- Lynx cover art
- Developer(s): Imagitec Design Limited
- Publisher(s): Atari Corporation
- Platform(s): Atari ST, Amiga, Lynx, Game Boy, MS-DOS
- Release: NA: 1991;
- Genre(s): Action
- Mode(s): Single-player

= Viking Child =

1991 video game

Prophecy I: The Viking Child (shortened to Viking Child on some systems) is an action video game released by Imagitec Design Limited for the Atari ST, Amiga, Atari Lynx, Game Boy, and MS-DOS compatible operating systems in 1991. The Atari ST original was programmed by Mark Fisherwith with graphics by Anthony Rosbottom and music by Barry Leitch and Ian Howe.

Ports to the Game Gear, Master System, and Commodore 64 were cancelled.

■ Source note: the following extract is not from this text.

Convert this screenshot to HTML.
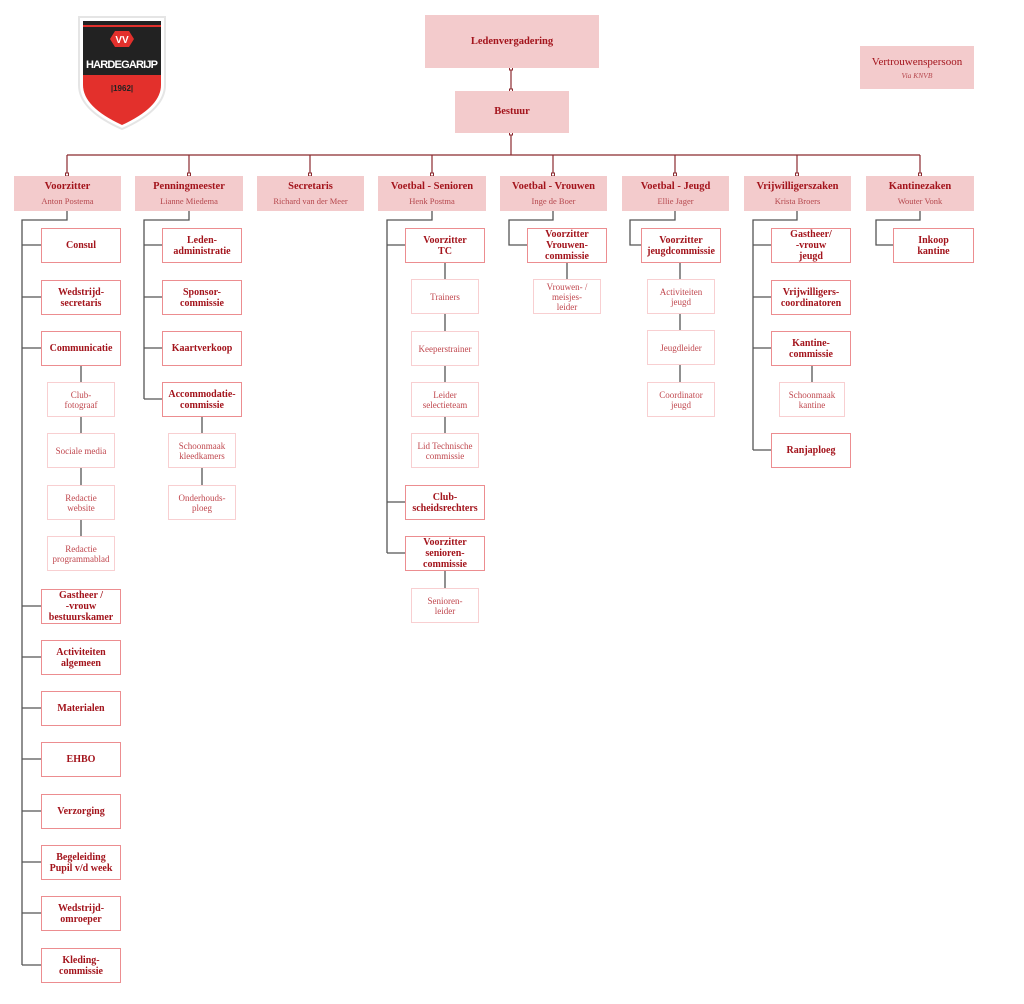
<!DOCTYPE html>
<html><head><meta charset="utf-8"><style>
body{margin:0;width:1024px;height:1004px;background:#fff;position:relative;overflow:hidden;font-family:"Liberation Serif",serif}
.n{position:absolute;box-sizing:border-box;display:flex;flex-direction:column;align-items:center;justify-content:center;text-align:center}
.h{background:#f3cbcc;color:#a3141c}
.h b{font-size:10.5px;line-height:12px}
.h i{font-style:normal;font-size:8.5px;color:#b5474d;margin-top:3px}
.b{background:#fff;border:1.3px solid #ec8d90;color:#a3141c;font-weight:800;font-size:10px;line-height:11px;width:80px;height:35px}
.c{background:#fff;border:1px solid #f8cfd1;color:#c0474e;font-size:9px;line-height:10px;width:68px;height:35px}
svg{position:absolute;left:0;top:0}
</style></head><body>
<svg width="1024" height="1004">
<g fill="none" stroke="#8b2a2f" stroke-width="1.2">
<path d="M511 68V91M511 133V155M67 155H920M67 155V176M189 155V176M310 155V176M432 155V176M553 155V176M675 155V176M797 155V176M920 155V176"/>
</g>
<g fill="#fff" stroke="#8b2a2f" stroke-width="1"><rect x="509.5" y="67" width="3" height="3"/><rect x="509.5" y="89" width="3" height="3"/><rect x="509.5" y="132" width="3" height="3"/>
<rect x="65.5" y="173" width="3" height="3"/><rect x="187.5" y="173" width="3" height="3"/><rect x="308.5" y="173" width="3" height="3"/><rect x="430.5" y="173" width="3" height="3"/><rect x="551.5" y="173" width="3" height="3"/><rect x="673.5" y="173" width="3" height="3"/><rect x="795.5" y="173" width="3" height="3"/><rect x="918.5" y="173" width="3" height="3"/></g>
<g fill="none" stroke="#555" stroke-width="1.3">
<path d="M67 210V220H22V965M22 245H41M22 297H41M22 348H41M22 606H41M22 657H41M22 708H41M22 759H41M22 811H41M22 862H41M22 913H41M22 965H41M81 365V536"/>
<path d="M189 210V220H144V399M144 245H162M144 297H162M144 348H162M144 399H162M202 416V485"/>
<path d="M432 210V220H387V553M387 245H405M387 502H405M387 553H405M445 262V433M445 570V588"/>
<path d="M553 210V220H509V245H527M567 262V279"/>
<path d="M675 210V220H630V245H641M680 262V382"/>
<path d="M797 210V220H753V450M753 245H771M753 297H771M753 348H771M753 450H771M812 365V382"/>
<path d="M920 210V220H876V245H893"/>
</g>
</svg>

<!-- logo -->
<svg width="90" height="116" style="left:77px;top:15px" viewBox="0 0 90 116">
<path d="M2 2H88V70Q88 95 45 114Q2 95 2 70Z" fill="#fff" stroke="#e5e5e5" stroke-width="2"/>
<path d="M6 6H84V70Q84 92 45 110Q6 92 6 70Z" fill="#e3302c"/>
<rect x="6" y="6" width="78" height="4" fill="#222"/>
<rect x="6" y="12" width="78" height="48" fill="#222"/>
<polygon points="38,16 52,16 57,24 52,32 38,32 33,24" fill="#e3302c"/>
<text x="45" y="28" font-family="Liberation Sans" font-weight="bold" font-size="10" fill="#fff" text-anchor="middle">VV</text>
<text x="45" y="53" font-family="Liberation Sans" font-weight="bold" font-size="11" fill="#fff" text-anchor="middle" textLength="72">HARDEGARIJP</text>
<text x="45" y="76" font-family="Liberation Sans" font-weight="bold" font-size="8" fill="#222" text-anchor="middle">|1962|</text>
</svg>

<div class="n h" style="left:425px;top:15px;width:174px;height:53px"><b>Ledenvergadering</b></div>
<div class="n h" style="left:455px;top:91px;width:114px;height:42px"><b>Bestuur</b></div>
<div class="n h" style="left:860px;top:46px;width:114px;height:43px"><b style="font-weight:normal;font-size:11px">Vertrouwenspersoon</b><i style="font-style:italic;margin-top:3px;font-size:7.5px">Via KNVB</i></div>

<div class="n h" style="left:14px;top:176px;width:107px;height:35px"><b>Voorzitter</b><i>Anton Postema</i></div>
<div class="n h" style="left:135px;top:176px;width:108px;height:35px"><b>Penningmeester</b><i>Lianne Miedema</i></div>
<div class="n h" style="left:257px;top:176px;width:107px;height:35px"><b>Secretaris</b><i>Richard van der Meer</i></div>
<div class="n h" style="left:378px;top:176px;width:108px;height:35px"><b>Voetbal - Senioren</b><i>Henk Postma</i></div>
<div class="n h" style="left:500px;top:176px;width:107px;height:35px"><b>Voetbal - Vrouwen</b><i>Inge de Boer</i></div>
<div class="n h" style="left:622px;top:176px;width:107px;height:35px"><b>Voetbal - Jeugd</b><i>Ellie Jager</i></div>
<div class="n h" style="left:744px;top:176px;width:107px;height:35px"><b>Vrijwilligerszaken</b><i>Krista Broers</i></div>
<div class="n h" style="left:866px;top:176px;width:108px;height:35px"><b>Kantinezaken</b><i>Wouter Vonk</i></div>

<!-- Voorzitter -->
<div class="n b" style="left:41px;top:228px">Consul</div>
<div class="n b" style="left:41px;top:280px">Wedstrijd-<br>secretaris</div>
<div class="n b" style="left:41px;top:331px">Communicatie</div>
<div class="n c" style="left:47px;top:382px">Club-<br>fotograaf</div>
<div class="n c" style="left:47px;top:433px">Sociale media</div>
<div class="n c" style="left:47px;top:485px">Redactie<br>website</div>
<div class="n c" style="left:47px;top:536px">Redactie<br>programmablad</div>
<div class="n b" style="left:41px;top:589px">Gastheer /<br>-vrouw<br>bestuurskamer</div>
<div class="n b" style="left:41px;top:640px">Activiteiten<br>algemeen</div>
<div class="n b" style="left:41px;top:691px">Materialen</div>
<div class="n b" style="left:41px;top:742px">EHBO</div>
<div class="n b" style="left:41px;top:794px">Verzorging</div>
<div class="n b" style="left:41px;top:845px">Begeleiding<br>Pupil v/d week</div>
<div class="n b" style="left:41px;top:896px">Wedstrijd-<br>omroeper</div>
<div class="n b" style="left:41px;top:948px">Kleding-<br>commissie</div>

<!-- Penningmeester -->
<div class="n b" style="left:162px;top:228px">Leden-<br>administratie</div>
<div class="n b" style="left:162px;top:280px">Sponsor-<br>commissie</div>
<div class="n b" style="left:162px;top:331px">Kaartverkoop</div>
<div class="n b" style="left:162px;top:382px">Accommodatie-<br>commissie</div>
<div class="n c" style="left:168px;top:433px">Schoonmaak<br>kleedkamers</div>
<div class="n c" style="left:168px;top:485px">Onderhouds-<br>ploeg</div>

<!-- Senioren -->
<div class="n b" style="left:405px;top:228px">Voorzitter<br>TC</div>
<div class="n c" style="left:411px;top:279px">Trainers</div>
<div class="n c" style="left:411px;top:331px">Keeperstrainer</div>
<div class="n c" style="left:411px;top:382px">Leider<br>selectieteam</div>
<div class="n c" style="left:411px;top:433px">Lid Technische<br>commissie</div>
<div class="n b" style="left:405px;top:485px">Club-<br>scheidsrechters</div>
<div class="n b" style="left:405px;top:536px">Voorzitter<br>senioren-<br>commissie</div>
<div class="n c" style="left:411px;top:588px">Senioren-<br>leider</div>

<!-- Vrouwen -->
<div class="n b" style="left:527px;top:228px">Voorzitter<br>Vrouwen-<br>commissie</div>
<div class="n c" style="left:533px;top:279px">Vrouwen- /<br>meisjes-<br>leider</div>

<!-- Jeugd -->
<div class="n b" style="left:641px;top:228px">Voorzitter<br>jeugdcommissie</div>
<div class="n c" style="left:647px;top:279px">Activiteiten<br>jeugd</div>
<div class="n c" style="left:647px;top:330px">Jeugdleider</div>
<div class="n c" style="left:647px;top:382px">Coordinator<br>jeugd</div>

<!-- Vrijwilligers -->
<div class="n b" style="left:771px;top:228px">Gastheer/<br>-vrouw<br>jeugd</div>
<div class="n b" style="left:771px;top:280px">Vrijwilligers-<br>coordinatoren</div>
<div class="n b" style="left:771px;top:331px">Kantine-<br>commissie</div>
<div class="n c" style="left:779px;top:382px;width:66px">Schoonmaak<br>kantine</div>
<div class="n b" style="left:771px;top:433px">Ranjaploeg</div>

<!-- Kantine -->
<div class="n b" style="left:893px;top:228px;width:81px">Inkoop<br>kantine</div>
</body></html>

A planned sequel, Viking Child 2, was not released.

==Plot==
This video game was based on a Viking Child called Brian who must enter the Halls of Valhalla and do battle against the evil god Loki and his minions.

==Gameplay==
The game closely resembled Sega's Wonder Boy in Monster Land, as certain elements like collecting hidden gold, upgrading the character's weapons and visiting shops were practically identical, despite the difference in release times.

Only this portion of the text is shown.